SET TASK:
Write out, word for word, every line from the first one through the line that holds "var symSizes = [54, 36, 40];", and nothing else; skip the pictures.

○ ○ ○ ○ ○

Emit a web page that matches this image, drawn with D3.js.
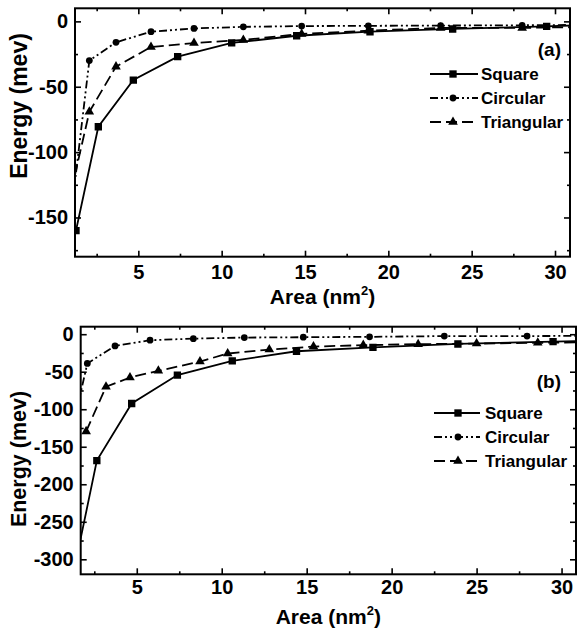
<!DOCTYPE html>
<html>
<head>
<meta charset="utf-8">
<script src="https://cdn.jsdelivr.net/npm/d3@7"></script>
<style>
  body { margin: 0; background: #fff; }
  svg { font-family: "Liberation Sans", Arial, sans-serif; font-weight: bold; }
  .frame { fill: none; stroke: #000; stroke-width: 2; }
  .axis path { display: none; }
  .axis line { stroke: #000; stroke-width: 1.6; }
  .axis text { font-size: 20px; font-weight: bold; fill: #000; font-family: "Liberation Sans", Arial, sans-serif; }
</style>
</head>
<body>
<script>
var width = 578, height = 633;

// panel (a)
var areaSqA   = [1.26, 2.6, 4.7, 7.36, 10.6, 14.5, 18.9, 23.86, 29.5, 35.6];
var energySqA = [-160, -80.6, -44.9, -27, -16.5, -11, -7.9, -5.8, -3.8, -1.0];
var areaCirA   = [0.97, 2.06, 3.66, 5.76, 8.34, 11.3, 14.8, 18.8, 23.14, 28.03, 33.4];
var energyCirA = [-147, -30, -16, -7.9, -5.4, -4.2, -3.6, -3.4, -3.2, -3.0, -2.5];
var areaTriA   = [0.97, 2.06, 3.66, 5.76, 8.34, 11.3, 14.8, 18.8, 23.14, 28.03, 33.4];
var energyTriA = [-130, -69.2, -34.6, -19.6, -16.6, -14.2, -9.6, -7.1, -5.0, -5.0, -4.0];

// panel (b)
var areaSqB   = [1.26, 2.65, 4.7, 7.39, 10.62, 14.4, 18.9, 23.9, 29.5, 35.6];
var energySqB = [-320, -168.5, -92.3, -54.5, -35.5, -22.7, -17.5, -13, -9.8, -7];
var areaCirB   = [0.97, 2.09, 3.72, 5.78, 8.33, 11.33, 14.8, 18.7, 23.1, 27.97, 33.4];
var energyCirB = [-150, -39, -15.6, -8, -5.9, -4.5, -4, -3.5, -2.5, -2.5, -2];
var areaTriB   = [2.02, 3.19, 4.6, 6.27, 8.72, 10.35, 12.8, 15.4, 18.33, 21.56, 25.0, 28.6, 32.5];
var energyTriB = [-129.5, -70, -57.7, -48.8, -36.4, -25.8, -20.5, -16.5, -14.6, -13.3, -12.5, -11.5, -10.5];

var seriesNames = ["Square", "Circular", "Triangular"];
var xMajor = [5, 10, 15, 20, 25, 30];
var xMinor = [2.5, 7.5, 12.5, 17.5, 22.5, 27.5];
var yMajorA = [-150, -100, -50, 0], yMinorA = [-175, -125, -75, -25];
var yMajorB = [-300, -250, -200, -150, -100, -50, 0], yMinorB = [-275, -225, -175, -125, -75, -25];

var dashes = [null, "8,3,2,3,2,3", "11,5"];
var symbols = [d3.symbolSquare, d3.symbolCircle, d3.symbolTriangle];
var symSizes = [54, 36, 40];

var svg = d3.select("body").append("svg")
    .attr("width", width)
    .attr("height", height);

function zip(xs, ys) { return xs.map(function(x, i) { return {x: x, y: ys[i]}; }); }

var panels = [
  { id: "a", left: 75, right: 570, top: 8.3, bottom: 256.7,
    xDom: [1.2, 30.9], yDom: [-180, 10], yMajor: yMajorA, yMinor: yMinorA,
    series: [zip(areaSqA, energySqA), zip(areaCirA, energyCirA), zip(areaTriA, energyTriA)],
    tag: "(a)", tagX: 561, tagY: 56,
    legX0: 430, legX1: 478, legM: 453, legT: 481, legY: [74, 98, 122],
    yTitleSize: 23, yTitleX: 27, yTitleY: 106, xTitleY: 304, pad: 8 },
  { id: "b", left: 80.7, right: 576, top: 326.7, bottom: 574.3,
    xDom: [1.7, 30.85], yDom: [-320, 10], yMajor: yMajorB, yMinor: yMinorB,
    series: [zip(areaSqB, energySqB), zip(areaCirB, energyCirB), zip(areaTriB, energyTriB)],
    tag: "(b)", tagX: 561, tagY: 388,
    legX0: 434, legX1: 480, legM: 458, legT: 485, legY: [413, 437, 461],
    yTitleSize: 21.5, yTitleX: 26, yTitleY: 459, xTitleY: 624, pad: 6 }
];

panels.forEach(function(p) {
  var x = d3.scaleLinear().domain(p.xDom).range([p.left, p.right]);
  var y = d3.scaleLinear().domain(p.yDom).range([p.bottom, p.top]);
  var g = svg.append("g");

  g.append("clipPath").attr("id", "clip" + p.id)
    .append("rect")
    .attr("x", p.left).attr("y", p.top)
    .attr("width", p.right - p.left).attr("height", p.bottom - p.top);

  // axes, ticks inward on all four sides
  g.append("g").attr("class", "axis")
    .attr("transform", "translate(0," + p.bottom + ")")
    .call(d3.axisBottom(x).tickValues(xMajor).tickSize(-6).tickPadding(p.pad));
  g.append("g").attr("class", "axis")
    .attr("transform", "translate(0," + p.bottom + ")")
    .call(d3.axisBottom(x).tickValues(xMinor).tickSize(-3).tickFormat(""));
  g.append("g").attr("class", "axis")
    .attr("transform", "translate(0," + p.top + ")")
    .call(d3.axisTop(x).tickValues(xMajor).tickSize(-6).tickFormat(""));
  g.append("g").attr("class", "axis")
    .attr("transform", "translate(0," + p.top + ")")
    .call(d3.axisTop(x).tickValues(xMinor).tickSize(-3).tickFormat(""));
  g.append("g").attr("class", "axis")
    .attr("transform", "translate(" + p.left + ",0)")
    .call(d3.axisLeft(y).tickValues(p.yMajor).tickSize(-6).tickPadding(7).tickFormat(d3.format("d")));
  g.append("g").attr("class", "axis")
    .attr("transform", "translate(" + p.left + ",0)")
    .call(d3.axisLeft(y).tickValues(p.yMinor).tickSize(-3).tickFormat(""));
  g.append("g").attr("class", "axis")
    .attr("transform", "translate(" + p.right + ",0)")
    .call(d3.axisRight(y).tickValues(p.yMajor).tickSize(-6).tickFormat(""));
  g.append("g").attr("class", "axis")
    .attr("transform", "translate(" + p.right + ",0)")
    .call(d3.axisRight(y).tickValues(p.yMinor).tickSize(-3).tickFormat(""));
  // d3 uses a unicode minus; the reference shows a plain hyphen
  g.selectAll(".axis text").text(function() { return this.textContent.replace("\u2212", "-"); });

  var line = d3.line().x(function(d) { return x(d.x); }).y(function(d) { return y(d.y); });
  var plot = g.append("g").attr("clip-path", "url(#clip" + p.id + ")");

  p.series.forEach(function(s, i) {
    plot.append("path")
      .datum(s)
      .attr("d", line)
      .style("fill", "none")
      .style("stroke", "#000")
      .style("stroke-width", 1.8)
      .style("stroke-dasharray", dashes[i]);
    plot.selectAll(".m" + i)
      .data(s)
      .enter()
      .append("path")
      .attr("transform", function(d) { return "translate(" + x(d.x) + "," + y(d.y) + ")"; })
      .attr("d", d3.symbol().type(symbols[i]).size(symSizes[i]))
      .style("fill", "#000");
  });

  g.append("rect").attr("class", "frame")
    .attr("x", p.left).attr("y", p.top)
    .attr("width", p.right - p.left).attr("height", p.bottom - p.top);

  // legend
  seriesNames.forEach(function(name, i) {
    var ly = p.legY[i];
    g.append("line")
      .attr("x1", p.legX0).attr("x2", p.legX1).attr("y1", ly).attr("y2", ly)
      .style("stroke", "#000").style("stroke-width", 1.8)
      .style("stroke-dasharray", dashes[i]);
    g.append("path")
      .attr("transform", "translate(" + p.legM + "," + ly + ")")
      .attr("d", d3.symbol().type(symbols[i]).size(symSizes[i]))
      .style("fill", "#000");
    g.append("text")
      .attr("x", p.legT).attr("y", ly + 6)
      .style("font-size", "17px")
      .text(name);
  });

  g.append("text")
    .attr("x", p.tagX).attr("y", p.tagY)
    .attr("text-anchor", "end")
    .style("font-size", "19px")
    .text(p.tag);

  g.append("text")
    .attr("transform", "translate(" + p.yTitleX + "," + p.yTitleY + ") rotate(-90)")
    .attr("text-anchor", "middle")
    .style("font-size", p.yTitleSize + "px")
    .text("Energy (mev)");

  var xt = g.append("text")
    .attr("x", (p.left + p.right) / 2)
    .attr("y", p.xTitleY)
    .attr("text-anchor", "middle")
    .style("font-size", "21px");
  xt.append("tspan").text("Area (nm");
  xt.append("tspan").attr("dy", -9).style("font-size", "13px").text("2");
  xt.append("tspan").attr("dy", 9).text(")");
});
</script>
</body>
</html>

○ ○ ○ ○ ○

FULL ANSWER:
Emit a web page that matches this image, drawn with D3.js.
<!DOCTYPE html>
<html>
<head>
<meta charset="utf-8">
<script src="https://cdn.jsdelivr.net/npm/d3@7"></script>
<style>
  body { margin: 0; background: #fff; }
  svg { font-family: "Liberation Sans", Arial, sans-serif; font-weight: bold; }
  .frame { fill: none; stroke: #000; stroke-width: 2; }
  .axis path { display: none; }
  .axis line { stroke: #000; stroke-width: 1.6; }
  .axis text { font-size: 20px; font-weight: bold; fill: #000; font-family: "Liberation Sans", Arial, sans-serif; }
</style>
</head>
<body>
<script>
var width = 578, height = 633;

// panel (a)
var areaSqA   = [1.26, 2.6, 4.7, 7.36, 10.6, 14.5, 18.9, 23.86, 29.5, 35.6];
var energySqA = [-160, -80.6, -44.9, -27, -16.5, -11, -7.9, -5.8, -3.8, -1.0];
var areaCirA   = [0.97, 2.06, 3.66, 5.76, 8.34, 11.3, 14.8, 18.8, 23.14, 28.03, 33.4];
var energyCirA = [-147, -30, -16, -7.9, -5.4, -4.2, -3.6, -3.4, -3.2, -3.0, -2.5];
var areaTriA   = [0.97, 2.06, 3.66, 5.76, 8.34, 11.3, 14.8, 18.8, 23.14, 28.03, 33.4];
var energyTriA = [-130, -69.2, -34.6, -19.6, -16.6, -14.2, -9.6, -7.1, -5.0, -5.0, -4.0];

// panel (b)
var areaSqB   = [1.26, 2.65, 4.7, 7.39, 10.62, 14.4, 18.9, 23.9, 29.5, 35.6];
var energySqB = [-320, -168.5, -92.3, -54.5, -35.5, -22.7, -17.5, -13, -9.8, -7];
var areaCirB   = [0.97, 2.09, 3.72, 5.78, 8.33, 11.33, 14.8, 18.7, 23.1, 27.97, 33.4];
var energyCirB = [-150, -39, -15.6, -8, -5.9, -4.5, -4, -3.5, -2.5, -2.5, -2];
var areaTriB   = [2.02, 3.19, 4.6, 6.27, 8.72, 10.35, 12.8, 15.4, 18.33, 21.56, 25.0, 28.6, 32.5];
var energyTriB = [-129.5, -70, -57.7, -48.8, -36.4, -25.8, -20.5, -16.5, -14.6, -13.3, -12.5, -11.5, -10.5];

var seriesNames = ["Square", "Circular", "Triangular"];
var xMajor = [5, 10, 15, 20, 25, 30];
var xMinor = [2.5, 7.5, 12.5, 17.5, 22.5, 27.5];
var yMajorA = [-150, -100, -50, 0], yMinorA = [-175, -125, -75, -25];
var yMajorB = [-300, -250, -200, -150, -100, -50, 0], yMinorB = [-275, -225, -175, -125, -75, -25];

var dashes = [null, "8,3,2,3,2,3", "11,5"];
var symbols = [d3.symbolSquare, d3.symbolCircle, d3.symbolTriangle];
var symSizes = [54, 36, 40];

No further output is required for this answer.